Таким образом, мы видим, что сакральные элементы в древнерусском представлении о городе были весьма многообразны. В общественном сознании, если рассматривать его как цельный текст, содержались и фрагменты византийской по происхождению идеи о повторении в образе города черт Иерусалима, и местные языческие поверья, связанные с магической защитой ворот, стен и особой ролью святилища, составляющего сакральный центр города. Актуализация тех или иных фрагментов в повседневной практике была обусловлена степенью книжной образованности и конкретными политическими и религиозными целями, которые ставил перед собой человек, взявшийся рассуждать на эту тему. Говорить о том, что для Древней Руси характерно только какое-нибудь одно звено из весьма пестрой цепочки представлений (только библейско-византийское retranslatio Hierosolymi или только языческая апотропейная символика), было бы неверно. Уже в XI–XII вв. сложилась неразделимая смесь представлений, которые затем были развиты в эпоху Московской Руси и стали основой для становления различных идейных конструктов (например, Москва — Третий Рим).

В заключение следует еще раз обратить внимание читателя на то, что изучение религиозного сознания человека Древней Руси в настоящей работе было направлено не столько на более углубленную разработку отдельных вопросов, традиционно стоящих перед исследователями средневекового общества, сколько на увеличение числа подходов, с которых может быть разобран знакомый материал. Цель заключалась в том, чтобы выработать как можно более объемный взгляд на то, как люди воспринимали мир во всем многообразии бытовых и сакральных элементов. Была предпринята попытка увеличения разнообразия «вопросов к источникам», которые согласно антропологически ориентированной методологии Школы «Анналов» являются первым шагом к его анализу. В последовательности избранных ракурсов принципиальна их разнонаправленность, определенная случайность выбора панорамных обзоров, имитирующая стихийно складывающееся представление путешественника о чужой стране. Только увеличение числа точек наблюдения может позволить нам построить наиболее верную линию, описывающую сложную структуру средневековой религиозности, в которой некритичное восприятие «чудес», ожидание сверхъестественного сочетались с удивительным рационализмом, доходящим до скептицизма «здравым смыслом».

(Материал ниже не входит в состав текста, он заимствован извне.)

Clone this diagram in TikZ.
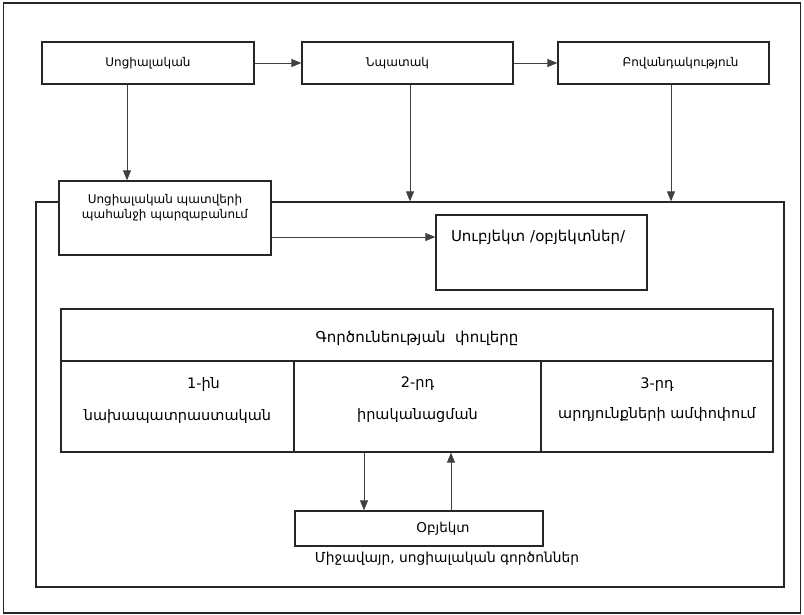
\documentclass[tikz,border=0pt]{standalone}
\usepackage{fontspec}
\setmainfont{DejaVu Sans}
\usetikzlibrary{arrows.meta}

\begin{document}
\begin{tikzpicture}[x=1pt,y=-1pt,
    box/.style={draw=black!85,line width=1.3pt,fill=white,inner sep=0pt,align=center,font=\fontsize{12}{15}\selectfont},
    cell/.style={box,minimum height=91pt,font=\fontsize{14.5}{17}\selectfont,text depth=16pt},
    arr/.style={draw=black!75,line width=0.9pt,-{Triangle[length=10pt,width=8pt]}}]
    \useasboundingbox (0,0) rectangle (804,615);
    \node [draw=black!85,line width=1.5pt,minimum width=797pt,minimum height=610pt] (page) at (402,308) {};
    \node [draw=black!85,line width=1.3pt,minimum width=748pt,minimum height=385pt] (env) at (410,394.5) {};
    % top row
    \node [box,minimum width=212pt,minimum height=42pt] (soc) at (148,63) {Սոցիալական};
    \node [box,minimum width=211pt,minimum height=42pt] (npatak) at (407.5,63) {Նպատակ\hspace*{20pt}};
    \node [box,minimum width=211pt,minimum height=42pt] (bov) at (663.5,63) {\hspace*{34pt}Բովանդակություն};
    \node [box,minimum width=212pt,minimum height=74pt,text depth=24pt] (pahanj) at (165,218) {Սոցիալական պատվերի\\պահանջի պարզաբանում};
    \node [box,minimum width=211pt,minimum height=75pt,text width=181pt,align=left,text depth=34pt,font=\fontsize{15}{18}\selectfont] (subj) at (541.5,252.5) {Սուբյեկտ /օբյեկտներ/};
    % phases
    \node [box,minimum width=712pt,minimum height=52pt,text height=18pt,font=\fontsize{15}{18}\selectfont] (head) at (417,335) {Գործունեության\ \ փուլերը};
    \node [cell,minimum width=233pt] (cell1) at (177.5,406.5) {\hspace*{52pt}1-ին\\[15pt]նախապատրաստական};
    \node [cell,minimum width=247pt] (cell2) at (417.5,406.5) {2-րդ\\[15pt]իրականացման};
    \node [cell,minimum width=232pt] (cell3) at (657,406.5) {3-րդ\\[13pt]արդյունքների ամփոփում};
    \node [box,minimum width=248pt,minimum height=35pt,font=\fontsize{13.5}{16}\selectfont] (obj) at (419,528.5) {\hspace*{48pt}Օբյեկտ};
    \node [font=\fontsize{13.8}{16}\selectfont] (envlabel) at (447,559) {Միջավայր, սոցիալական գործոններ};
    % arrows
    \draw [arr] (soc.east) -- (npatak.west);
    \draw [arr] (npatak.east) -- (bov.west);
    \draw [arr] ([xshift=-21pt]soc.south) -- ([xshift=-21pt]soc.south |- pahanj.north);
    \draw [arr] ([xshift=2.5pt]npatak.south) -- ([xshift=2.5pt]npatak.south |- env.north);
    \draw [arr] ([xshift=7.5pt]bov.south) -- ([xshift=7.5pt]bov.south |- env.north);
    \draw [arr] ([yshift=-19pt]pahanj.east) -- ([yshift=-19pt]pahanj.east -| subj.west);
    \draw [arr] ([xshift=-53.5pt]cell2.south) -- ([xshift=-53.5pt]cell2.south |- obj.north);
    \draw [arr] ([xshift=33.5pt]cell2.south |- obj.north) -- ([xshift=33.5pt]cell2.south);
\end{tikzpicture}
\end{document}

Поднимающееся до пределов человеческих возможностей аскетическое служение сосуществовало с набором незамысловатых правил, которые позволяли рядовой массе жить в полном мире со своей совестью. Интеллектуальный блеск ученых книжников соседствовал с алогичным и примитивным набором понятий «простецов». Все эти крайности необходимо учитывать. Если составить суждение, рассмотрев явление с одной только стороны, ошибка неизбежна. Относиться к человеку Средневековья как к законченному, не знающему сомнений мистику так же неверно, как представлять его точной копией нашего рационалистически мыслящего современника. Чем больше точек, тем более верным будет график. Человеческое сознание не может быть описано при помощи простейших фигур — в нем много весьма причудливых извивов, уследить за которыми — обязанность историка. И конца в этом пути нет. Дальнейшие исследования обязательно вскроют узлы и противоречия, незаметные на сегодняшний день, и распутывание их в конечном итоге также будет в направлении конкретизации наших знаний о прошлом.